[Set problem]
Take the lines from the top down to and including the one with "(0,0) rectangle (1453,530);" and repeat them exactly. Omit images.

[Available data]
◇ ◇ ◇ ◇ ◇ ◇ ◇
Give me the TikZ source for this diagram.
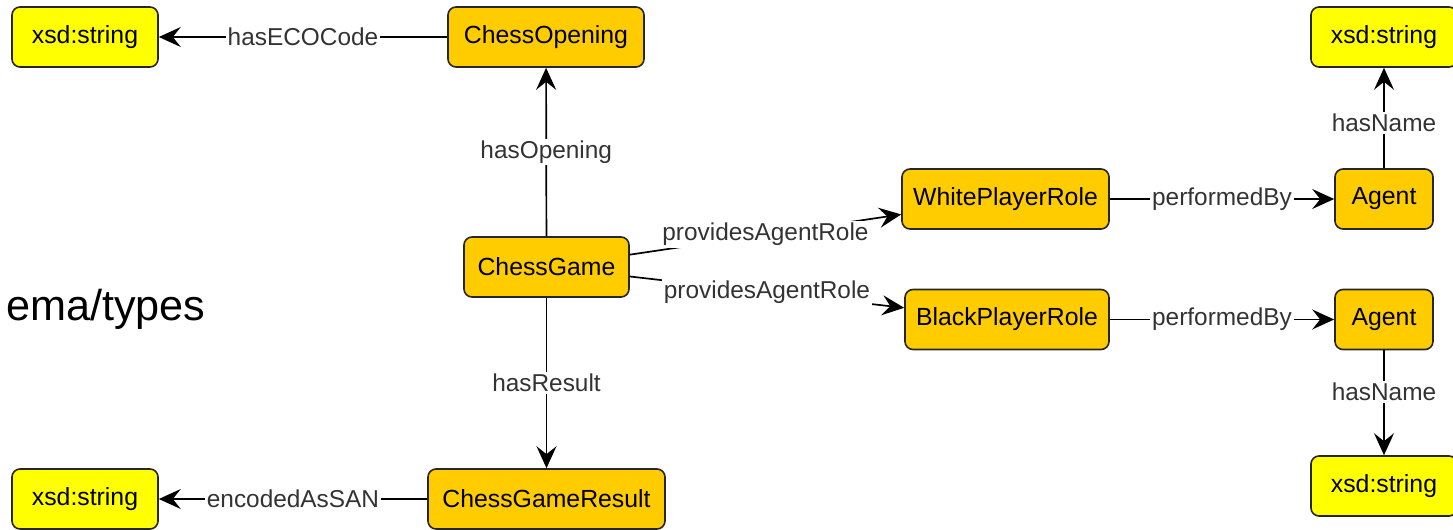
\documentclass[tikz,border=0pt]{standalone}
\usepackage{fontspec}
\setmainfont{Liberation Sans}
\usetikzlibrary{arrows.meta}
\definecolor{classfill}{HTML}{FFCC00}
\definecolor{typefill}{HTML}{FFFF00}
\definecolor{edgetext}{HTML}{333333}

\begin{document}
\begin{tikzpicture}[
  x=0.5pt, y=-0.5pt,
  owlclass/.style={draw=black!85, fill=classfill, rectangle, rounded corners=4pt,
                   line width=0.8pt, minimum height=30pt, inner sep=0pt,
                   font=\fontsize{12.4}{14}\selectfont},
  datatype/.style={owlclass, fill=typefill, minimum width=73pt},
  prop/.style={fill=white, inner sep=1pt, text=edgetext,
               font=\fontsize{12.2}{14}\selectfont},
  rel/.style={draw=black, line width=0.85pt,
              -{Stealth[length=11pt, width=10pt, inset=4pt]}}
]
\useasboundingbox (0,0) rectangle (1453,530);

\node[anchor=base east, inner sep=0pt, font=\fontsize{21.6}{26}\selectfont] (ns) at (206,320) {ema/types};

\node[datatype] (str1) at (85,37) {xsd:string};
\node[owlclass, minimum width=98pt] (opening) at (546,37) {ChessOpening};
\node[owlclass, minimum width=82.5pt] (game) at (546.5,267) {ChessGame};
\node[owlclass, minimum width=118.5pt] (result) at (546.5,499) {ChessGameResult};
\node[datatype] (str2) at (85,499) {xsd:string};
\node[owlclass, minimum width=103.5pt] (white) at (1005.5,199) {WhitePlayerRole};
\node[owlclass, minimum width=102pt] (black) at (1007,319.5) {BlackPlayerRole};
\node[owlclass, minimum width=49pt] (agentw) at (1384,199) {Agent};
\node[owlclass, minimum width=49pt] (agentb) at (1384,319.5) {Agent};
\node[datatype] (str3) at (1384,37) {xsd:string};
\node[datatype] (str4) at (1384,486) {xsd:string};

\draw[rel] (opening) -- node[prop] {hasECOCode} (str1);
\draw[rel] (game) -- node[prop] {hasOpening} (opening);
\draw[rel] (game) -- node[prop] {hasResult} (result);
\draw[rel] (result) -- node[prop] {encodedAsSAN} (str2);
\draw[rel] (game) -- node[prop] {providesAgentRole} (white);
\draw[rel] (game) -- node[prop] {providesAgentRole} (black);
\draw[rel] (white) -- node[prop] {performedBy} (agentw);
\draw[rel] (black) -- node[prop] {performedBy} (agentb);
\draw[rel] (agentw) -- node[prop, pos=0.45] {hasName} (str3);
\draw[rel] (agentb) -- node[prop, pos=0.4] {hasName} (str4);

\end{tikzpicture}
\end{document}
◇ ◇ ◇ ◇ ◇ ◇ ◇
[Written response]
Give me the TikZ source for this diagram.
\documentclass[tikz,border=0pt]{standalone}
\usepackage{fontspec}
\setmainfont{Liberation Sans}
\usetikzlibrary{arrows.meta}
\definecolor{classfill}{HTML}{FFCC00}
\definecolor{typefill}{HTML}{FFFF00}
\definecolor{edgetext}{HTML}{333333}

\begin{document}
\begin{tikzpicture}[
  x=0.5pt, y=-0.5pt,
  owlclass/.style={draw=black!85, fill=classfill, rectangle, rounded corners=4pt,
                   line width=0.8pt, minimum height=30pt, inner sep=0pt,
                   font=\fontsize{12.4}{14}\selectfont},
  datatype/.style={owlclass, fill=typefill, minimum width=73pt},
  prop/.style={fill=white, inner sep=1pt, text=edgetext,
               font=\fontsize{12.2}{14}\selectfont},
  rel/.style={draw=black, line width=0.85pt,
              -{Stealth[length=11pt, width=10pt, inset=4pt]}}
]
\useasboundingbox (0,0) rectangle (1453,530);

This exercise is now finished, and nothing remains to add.